After a handful of singles released throughout 2023, Moroccan multi-instrumentalist Alias unveils his debut EP with The Black Dominion. Its atmosphere is icy and wind-lashed, like winter in the Atlas Mountains, which stretch across Morocco, Algeria, and Tunisia. Across a little over half an hour, the musician offers four sacrifices, among them “Black March,” a cover of Poland’s Infernum, originally released in 2005 on what would become their final album, Farewell.
Alias fuses all the rawness of black metal with the grotesque, austere beauty of nature, aiming to conjure a dark, immersive atmosphere. At times, though – as the self-titled opener makes clear – that rawness is peeled away layer by layer until it’s ground down to the bone, leaving nothing but marrow. This is especially noticeable in the weak drum mix: you hear the cymbals and everything metallic, but the rest of the kit is missing, leaving the music without a heartbeat. Maybe that’s the point: maybe the life has been picked clean by crows that caw here and there.
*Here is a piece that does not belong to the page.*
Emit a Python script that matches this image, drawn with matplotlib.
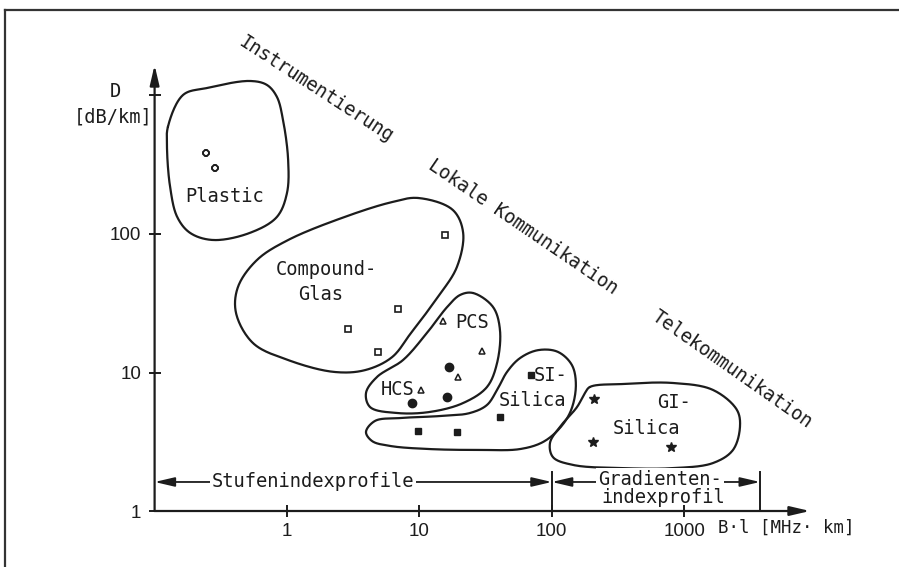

The EP gains strength with “On the Black Path” and “Dawn of Steel”, which, although they share many similarities, I consider the record’s high points: solid riffs strongly influenced by Norwegian black metal, and keyboards that work like ritual chants, guiding us straight into the eye of the storm that is The Black Dominion.
Like black metal’s roots, gnarled and buried deep in frostbitten soil, this EP draws its power from what came before: in many ways, it’s a tribute, both to the style itself and to Infernum. May Alias’s path remain black.